A voice…faint and crackling, just beneath the buzz of the broken comms.

“Engine control to bridge… you have to land the airship as soon as possible…”

At first it didn’t register.

“…I say again, you have to land the airship as soon as possible…”

His fingers twitched. The saber in his hand scraped faintly against the floor. He blinked.

“…engines we have left aren’t going to last much longer… hull’s on its last legs…”

Jovik sucked in a sharp breath through his teeth. The ringing in his ears dulled just enough for the weight of the message to settle.

“…elemental core is stable for now… but we can’t power any more flight control surfaces without risking another meltdown.”

The world slammed back into motion.

Jovik turned, eyes sharpening back to form. He dropped to a knee beside Duren’s body…just for a second. Just long enough to press a hand to the man’s shoulder and mutter something the rest of the bridge couldn’t hear.

Then he stood.

He holstered the pistol, slammed a fist into the override rune on the wall, and barked into the damaged comm line with steady fury.

“Scratch, this is Captain Cindralis. Message received. We’ll find a place to land. Just buy us as much time as you can, I’ll buy you a bottle for every minute. Bridge out.”

He turned toward the shattered console, hands already flying across the controls. Fire spat from exposed lines, but he didn’t flinch. Sparks hissed across his knuckles, but he didn’t stop. He whispered in Draconic, cajoled the elemental ring with every ounce of experience he had left, and set to work rerouting what power they could spare to navigation.

His war wasn’t over. Not yet. The ship was bleeding, the skies were burning, and his first mate was gone.

But the Stormrider was still flying. And so was her captain.

Scratch @Apex Sunburn, Ezekiel @Helo, Vallena @Apex Sunburn, Callandra @princess



The engine room breathes like a wounded beast.

Pipes rattle, a copper plate peels free from the wall and clangs to the floor, the scent of scorched oil hangs heavy in the air, mingling with the reality of an injured elemental barely leashed within.

Inside this crucible of wires, runes, and pressure valves, Scratch’s hands move fast.

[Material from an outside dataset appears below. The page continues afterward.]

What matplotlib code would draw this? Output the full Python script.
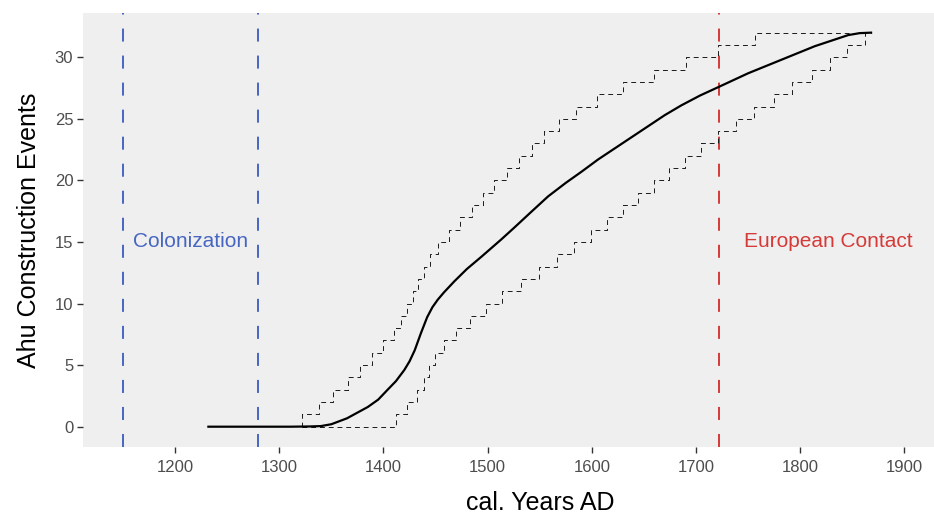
import matplotlib
matplotlib.use("Agg")
import matplotlib.pyplot as plt

plt.rcParams['font.family'] = ['Liberation Sans', 'DejaVu Sans']

#%% data
# summed construction curve (median)
annees = [1232, 1260, 1290, 1311, 1330, 1340, 1350, 1365, 1385, 1395, 1404, 1412, 1420,
          1425, 1430, 1436, 1442, 1447, 1452, 1458, 1468, 1480, 1494, 1513, 1526, 1540,
          1558, 1575, 1590, 1606, 1622, 1638, 1654, 1670, 1686, 1704, 1722, 1750, 1782,
          1814, 1846, 1857, 1868]
evenements = [0, 0, 0, 0, 0.02, 0.05, 0.2, 0.68, 1.6, 2.2, 3.0, 3.7, 4.6,
              5.3, 6.2, 7.6, 8.9, 9.7, 10.3, 10.9, 11.8, 12.8, 13.8, 15.2, 16.2, 17.3,
              18.7, 19.8, 20.7, 21.7, 22.6, 23.5, 24.4, 25.3, 26.1, 26.9, 27.6, 28.7, 29.8,
              30.9, 31.8, 31.96, 32.0]

# bounds as step functions: start year of each count level
haut_debut = [1321.6, 1321.6, 1337.7, 1352, 1366, 1377.8, 1389, 1400, 1410.6, 1417,
              1423, 1428.6, 1433.6, 1439, 1445, 1452, 1462.5, 1473.5, 1484.7, 1495.8,
              1506, 1518.6, 1530.4, 1542.2, 1554.3, 1568.7, 1584.8, 1605, 1629.6,
              1659.9, 1690.4, 1721.4, 1756.7, 1868]
haut_niveau = list(range(0, 33)) + [32]

bas_debut = [1321.6, 1412, 1423, 1432, 1438.5, 1443.9, 1449.6, 1458.3, 1469.5, 1483.3,
             1498.3, 1513.5, 1532, 1549.6, 1566.6, 1583.2, 1599.2, 1614.6, 1629.6,
             1644, 1659.4, 1674.4, 1689.4, 1705, 1721, 1738.4, 1756, 1774.5, 1792,
             1811, 1828.9, 1845, 1862.2, 1868]
bas_niveau = list(range(0, 33)) + [32]

colonisation = [1150, 1280]
contact = 1722
label_colonisation = ("Colonization", 1215, 15)
label_contact = ("European Contact", 1827, 15)

BLEU = '#4766c2'
ROUGE = '#d43a38'

#%% figure
fig = plt.figure(figsize=(9.34, 5.16), dpi=100, facecolor='white')
ax = fig.add_axes([0.0889, 0.1337, 0.9786, 0.8405])
ax.set_facecolor('#efefef')
for s in ax.spines.values():
    s.set_visible(False)

# bounds
for xs, ys in [(haut_debut, haut_niveau), (bas_debut, bas_niveau)]:
    ax.plot(xs, ys, drawstyle='steps-post', color='#1a1a1a', lw=0.7,
            dashes=(5, 4), zorder=2)

ax.plot(annees, evenements, color='black', lw=1.6, zorder=3,
        solid_joinstyle='round')

# reference dates
for x in colonisation:
    ax.axvline(x, color=BLEU, lw=1.4, dashes=(6.7, 7.2), zorder=1)
ax.axvline(contact, color=ROUGE, lw=1.4, dashes=(6.7, 7.2), zorder=1)

ax.text(label_colonisation[1], label_colonisation[2], label_colonisation[0],
        color=BLEU, fontsize=15, ha='center', va='center')
ax.text(label_contact[1], label_contact[2], label_contact[0],
        color=ROUGE, fontsize=15, ha='center', va='center')

ax.set_xlim(1111.7, 1988.9)
ax.set_ylim(-1.65, 33.57)
ax.set_xticks(range(1200, 2000, 100))
ax.set_yticks(range(0, 31, 5))
ax.tick_params(axis='both', length=4, width=1, color='#333333',
               labelcolor='#4d4d4d', labelsize=12, pad=3)
ax.tick_params(axis='x', pad=5)

ax.set_xlabel("cal. Years AD", fontsize=18, labelpad=12)
ax.set_ylabel("Ahu Construction Events", fontsize=18, labelpad=10)

fig.savefig("out.png", dpi=100)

There is no time for hesitation. Each lever flip and sigil realignment sends a jolt of risk through the ship’s heart. Vallena shadows him closely, steady her shaky hands as he rattles off coordinates and breaker numbers, those same hands darting to comply.

Together, they go to war against the equation of collapse.

The arcane battery whines and pressure flares in the containment valves, then drops. Sparks rise, but no rupture follows. The elemental…glowing, pulsating, and furious…quiets slightly within its housing. The air stops shuddering, and for a moment, it seems they’ve done it.

But nothing this broken is ever truly fixed that easily.

Somewhere in the manifold, a hiss escapes…a hairline fracture. Red warning glyphs blink along the ceiling. What was saved is not sustainable. The elemental remains bound, but the bindings are frayed. The containment circle pulses with strain, its light uneven.

The Stormrider IS stable... but just for now.

The damage is too deep. You’ll need to set this ship down before long or risk total system failure. The core is currently a candle burning low….Let it burn too long, and the flame will consume everything around it.

Behind the curtain, Ezekiel works in silence. His fingers move with reverence, tending to Callandra’s wounds with care that borders on devotion. She remains unconscious, but alive. Each bandage, each whispered word, pushes against the chaos encroaching from beyond the door.

When his duty to her is done, Ezekiel turns his care inward. The splinter comes free from his leg with a sickening pull, but the bleeding holds. The pain sharpens him as he breathes…and he endures. The paladin does not falter.

Now, in the quiet after bombs, assassins, and the possibility of ruination…the crew faces a new truth. You survived, but it’s not yet time to rest. You’ve earned this moment of calm, but the issues at hand will not wait forever.

The Stormrider needs a landing. Captain Sindralis must be notified. You’re sure he’s been fighting for his life behind that helm doing what he could to protect the lives of all onboard.

My friends, I ask you again…What do you do?